Kedua, pelaku utama dari pengusahaan
pertambangan migas nasional harus diperjelas. Jika kerangka kelembagaan tata
kelola migas dikembalikan ke dalam format B2B, BUMN yang menjadi wakil negara
haruslah BUMN yang sudah matang, berpengalaman, punya cukup modal, SDM, dan
teknologi untuk mengurus, mengelola, dan menyelenggarakan kegiatan
pertambangan migas.
Tidak lain BUMN tersebut adalah
Pertamina. Diusulkan Pertamina dirombak menjadi holding, yang ditopang oleh
anak-anak perusahaan yang bergerak di sektor hulu dan hilir migas. PGN yang
kini menjadi perseroan terbuka yang telah listing di Bursa Efek,
dibelisahamnya olehPertamina, sehingga Pertamina betul-betul menjadi pemain
utama dalam bisnis minyak dan gas, dari hulu hingga hilir. Monopoli secara
alamiah akan kembali terjadi dengan pola integrasi vertikal (vertically integrated).

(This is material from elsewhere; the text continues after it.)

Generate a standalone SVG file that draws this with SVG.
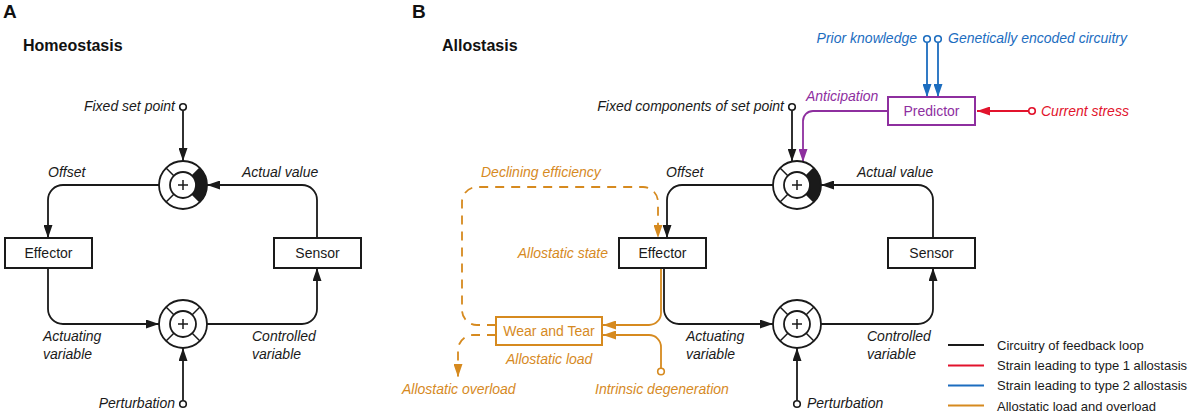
<svg xmlns="http://www.w3.org/2000/svg" width="1192" height="415" viewBox="0 0 1192 415">
<defs>
<style>
text{font-family:"Liberation Sans",Arial,sans-serif;}
.lab{font-size:14px;font-style:italic;fill:#1a1a1a;}
.box{font-size:14px;fill:#1a1a1a;text-anchor:middle;}
.ttl{font-size:16px;font-weight:bold;fill:#111;}
.pnl{font-size:19px;font-weight:bold;fill:#111;}
.leg{font-size:13px;fill:#1a1a1a;}
.org{fill:#D68A1F;}
.blu{fill:#1C6DBF;}
.red{fill:#E2132C;}
.pur{fill:#8E2F9F;}
.k{stroke:#1a1a1a;fill:none;stroke-width:1.8;}
.ko{stroke:#D68A1F;fill:none;stroke-width:1.8;}
.kd{stroke:#D68A1F;fill:none;stroke-width:1.8;stroke-dasharray:9 7;}
.kb{stroke:#1C6DBF;fill:none;stroke-width:1.8;}
.kr{stroke:#E2132C;fill:none;stroke-width:1.8;}
.kp{stroke:#8E2F9F;fill:none;stroke-width:1.8;}
.rect{fill:#fff;stroke:#1a1a1a;stroke-width:2;}
.dot{fill:#fff;stroke-width:1.6;}
</style>
<marker id="ak" markerUnits="userSpaceOnUse" markerWidth="13" markerHeight="9" refX="13" refY="4.5" orient="auto"><path d="M0,0 L13,4.5 L0,9 z" fill="#1a1a1a"/></marker>
<marker id="ao" markerUnits="userSpaceOnUse" markerWidth="13" markerHeight="9" refX="13" refY="4.5" orient="auto"><path d="M0,0 L13,4.5 L0,9 z" fill="#D68A1F"/></marker>
<marker id="ab" markerUnits="userSpaceOnUse" markerWidth="13" markerHeight="9" refX="13" refY="4.5" orient="auto"><path d="M0,0 L13,4.5 L0,9 z" fill="#1C6DBF"/></marker>
<marker id="ar" markerUnits="userSpaceOnUse" markerWidth="13" markerHeight="9" refX="13" refY="4.5" orient="auto"><path d="M0,0 L13,4.5 L0,9 z" fill="#E2132C"/></marker>
<marker id="ap" markerUnits="userSpaceOnUse" markerWidth="13" markerHeight="9" refX="13" refY="4.5" orient="auto"><path d="M0,0 L13,4.5 L0,9 z" fill="#8E2F9F"/></marker>
<g id="sumFilled">
<path d="M9.19,-9.19 A13,13 0 0 1 9.19,9.19 L16.97,16.97 A24,24 0 0 0 16.97,-16.97 z" fill="#1a1a1a"/>
<circle r="24" fill="none" stroke="#1a1a1a" stroke-width="1.8"/>
<circle r="13" fill="#fff" stroke="#1a1a1a" stroke-width="1.8"/>
<path d="M9.19,-9.19 L16.97,-16.97 M-9.19,-9.19 L-16.97,-16.97 M-9.19,9.19 L-16.97,16.97 M9.19,9.19 L16.97,16.97 M-5,0 H5 M0,-5 V5" stroke="#1a1a1a" stroke-width="1.5" fill="none"/>
</g>
<g id="sumPlain">
<circle r="24" fill="#fff" stroke="#1a1a1a" stroke-width="1.8"/>
<circle r="13" fill="#fff" stroke="#1a1a1a" stroke-width="1.8"/>
<path d="M9.19,-9.19 L16.97,-16.97 M-9.19,-9.19 L-16.97,-16.97 M-9.19,9.19 L-16.97,16.97 M9.19,9.19 L16.97,16.97 M-5,0 H5 M0,-5 V5" stroke="#1a1a1a" stroke-width="1.5" fill="none"/>
</g>
</defs>
<rect width="1192" height="415" fill="#fff"/>

<!-- Panel titles -->
<text class="pnl" x="3" y="18">A</text>
<text class="ttl" x="23" y="51">Homeostasis</text>
<text class="pnl" x="412" y="18">B</text>
<text class="ttl" x="442" y="51">Allostasis</text>

<!-- connectors -->
<g id="connectors">
<!-- Panel A -->
<path class="k" d="M183,110.5 V161" marker-end="url(#ak)"/>
<path class="k" d="M159,185 H63 A15,15 0 0 0 48,200 V238" marker-end="url(#ak)"/>
<path class="k" d="M317,238 V200 A15,15 0 0 0 302,185 H207" marker-end="url(#ak)"/>
<path class="k" d="M48,268 V309 A15,15 0 0 0 63,324 H159" marker-end="url(#ak)"/>
<path class="k" d="M207,324 H302 A15,15 0 0 0 317,309 V268" marker-end="url(#ak)"/>
<path class="k" d="M183,400.5 V348" marker-end="url(#ak)"/>
<!-- Panel B black -->
<path class="k" d="M792,110.5 V161.5" marker-end="url(#ak)"/>
<path class="k" d="M773,185 H682 A15,15 0 0 0 667,200 V238" marker-end="url(#ak)"/>
<path class="k" d="M933,238 V200 A15,15 0 0 0 918,185 H821" marker-end="url(#ak)"/>
<path class="k" d="M664,268 V309 A15,15 0 0 0 679,324 H773" marker-end="url(#ak)"/>
<path class="k" d="M821,324 H918 A15,15 0 0 0 933,309 V268" marker-end="url(#ak)"/>
<path class="k" d="M797,400.5 V348" marker-end="url(#ak)"/>
<!-- purple -->
<path class="kp" d="M888,111 H813 A10,10 0 0 0 803,121 V162" marker-end="url(#ap)"/>
<!-- blue -->
<path class="kb" d="M927,42.5 V97" marker-end="url(#ab)"/>
<path class="kb" d="M938,42.5 V97" marker-end="url(#ab)"/>
<!-- red -->
<path class="kr" d="M1028.5,111 H977" marker-end="url(#ar)"/>
<!-- orange -->
<path class="ko" d="M661,268 V313 A12,12 0 0 1 649,325 H603" marker-end="url(#ao)"/>
<path class="ko" d="M661,368 V347 A12,12 0 0 0 649,335 H603" marker-end="url(#ao)"/>
<path class="kd" d="M496,325 H477 A15,15 0 0 1 462,310 V202 A15,15 0 0 1 477,187 H643 A15,15 0 0 1 658,202 V238" marker-end="url(#ao)"/>
<path class="kd" d="M496,335 H473 A15,15 0 0 0 458,350 V377" marker-end="url(#ao)"/>
</g>

<!-- Panel A nodes -->
<g id="a-setpoint">
<circle class="dot" cx="183" cy="107" r="3.3" stroke="#1a1a1a"/>
<text class="lab" x="175" y="111" text-anchor="end">Fixed set point</text>
</g>
<g id="a-comparator"><use href="#sumFilled" x="183" y="185"/></g>
<g id="a-effector">
<rect class="rect" x="5" y="238" width="87" height="30"/>
<text class="box" x="48.5" y="258">Effector</text>
</g>
<g id="a-sensor">
<rect class="rect" x="274" y="238" width="87" height="30"/>
<text class="box" x="317.5" y="258">Sensor</text>
</g>
<g id="a-summer"><use href="#sumPlain" x="183" y="324"/></g>
<g id="a-perturbation">
<circle class="dot" cx="183" cy="404" r="3.3" stroke="#1a1a1a"/>
<text class="lab" x="175" y="408" text-anchor="end">Perturbation</text>
</g>
<g id="a-labels">
<text class="lab" x="48" y="177">Offset</text>
<text class="lab" x="242" y="177">Actual value</text>
<text class="lab" x="43" y="341">Actuating</text>
<text class="lab" x="43" y="359">variable</text>
<text class="lab" x="252" y="341">Controlled</text>
<text class="lab" x="252" y="359">variable</text>
</g>

<!-- Panel B nodes -->
<g id="b-setpoint">
<circle class="dot" cx="792" cy="107" r="3.3" stroke="#1a1a1a"/>
<text class="lab" x="784" y="111" text-anchor="end">Fixed components of set point</text>
</g>
<g id="b-comparator"><use href="#sumFilled" x="797" y="185"/></g>
<g id="b-predictor">
<rect x="888" y="97" width="87" height="28" fill="#fff" stroke="#8E2F9F" stroke-width="2"/>
<text class="box pur" x="931.5" y="116" style="fill:#8E2F9F">Predictor</text>
</g>
<g id="b-prior">
<circle class="dot" cx="927" cy="39" r="3.3" stroke="#1C6DBF"/>
<text class="lab blu" x="917" y="43" text-anchor="end" style="fill:#1C6DBF">Prior knowledge</text>
</g>
<g id="b-genetic">
<circle class="dot" cx="938" cy="39" r="3.3" stroke="#1C6DBF"/>
<text class="lab" x="948" y="43" style="fill:#1C6DBF">Genetically encoded circuitry</text>
</g>
<g id="b-stress">
<circle class="dot" cx="1032" cy="111" r="3.3" stroke="#E2132C"/>
<text class="lab" x="1041" y="116" style="fill:#E2132C">Current stress</text>
</g>
<g id="b-effector">
<rect class="rect" x="619" y="238" width="87" height="30"/>
<text class="box" x="662.5" y="258">Effector</text>
</g>
<g id="b-sensor">
<rect class="rect" x="888" y="238" width="87" height="30"/>
<text class="box" x="931.5" y="258">Sensor</text>
</g>
<g id="b-summer"><use href="#sumPlain" x="797" y="324"/></g>
<g id="b-perturbation">
<circle class="dot" cx="797" cy="404" r="3.3" stroke="#1a1a1a"/>
<text class="lab" x="807" y="408">Perturbation</text>
</g>
<g id="b-wear">
<rect x="496" y="317" width="106" height="28" fill="#fff" stroke="#D68A1F" stroke-width="2"/>
<text class="box" x="549" y="336" style="fill:#D68A1F">Wear and Tear</text>
</g>
<g id="b-intrinsic">
<circle class="dot" cx="661" cy="371.5" r="3.3" stroke="#D68A1F"/>
<text class="lab" x="595" y="394" style="fill:#D68A1F">Intrinsic degeneration</text>
</g>
<g id="b-labels">
<text class="lab" x="806" y="101" style="fill:#8E2F9F">Anticipation</text>
<text class="lab" x="481" y="177" style="fill:#D68A1F">Declining efficiency</text>
<text class="lab" x="666" y="177">Offset</text>
<text class="lab" x="857" y="177">Actual value</text>
<text class="lab" x="608" y="258" text-anchor="end" style="fill:#D68A1F">Allostatic state</text>
<text class="lab" x="506" y="364" style="fill:#D68A1F">Allostatic load</text>
<text class="lab" x="402" y="394" style="fill:#D68A1F">Allostatic overload</text>
<text class="lab" x="686" y="341">Actuating</text>
<text class="lab" x="686" y="359">variable</text>
<text class="lab" x="867" y="341">Controlled</text>
<text class="lab" x="867" y="359">variable</text>
</g>

<!-- Legend -->
<g id="legend">
<line x1="948" y1="345" x2="984" y2="345" stroke="#1a1a1a" stroke-width="2"/>
<line x1="948" y1="365.5" x2="984" y2="365.5" stroke="#E2132C" stroke-width="2"/>
<line x1="948" y1="385.5" x2="984" y2="385.5" stroke="#1C6DBF" stroke-width="2"/>
<line x1="948" y1="405.5" x2="984" y2="405.5" stroke="#D68A1F" stroke-width="2"/>
<text class="leg" x="997" y="349.5">Circuitry of feedback loop</text>
<text class="leg" x="997" y="370">Strain leading to type 1 allostasis</text>
<text class="leg" x="997" y="390">Strain leading to type 2 allostasis</text>
<text class="leg" x="997" y="410.5">Allostatic load and overload</text>
</g>
</svg>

Belajar dari kesalahan lama, peran
dominan Pertamina ini harus diikuti dengan pengawasan yang ketat oleh
berbagai stakeholders (DKPP/Trustee Board). Tujuannya agar
Pertamina tidak menjadi sapi perah oleh pihak lain atau menjadi kerajaan bagi
pengurusnya sendiri. Menjadikan Pertamina sebagai perusahaan terbuka, tetapi
tidak listing (non-listing public
company) menjadi salah satu opsi yang patut dipertimbangkan.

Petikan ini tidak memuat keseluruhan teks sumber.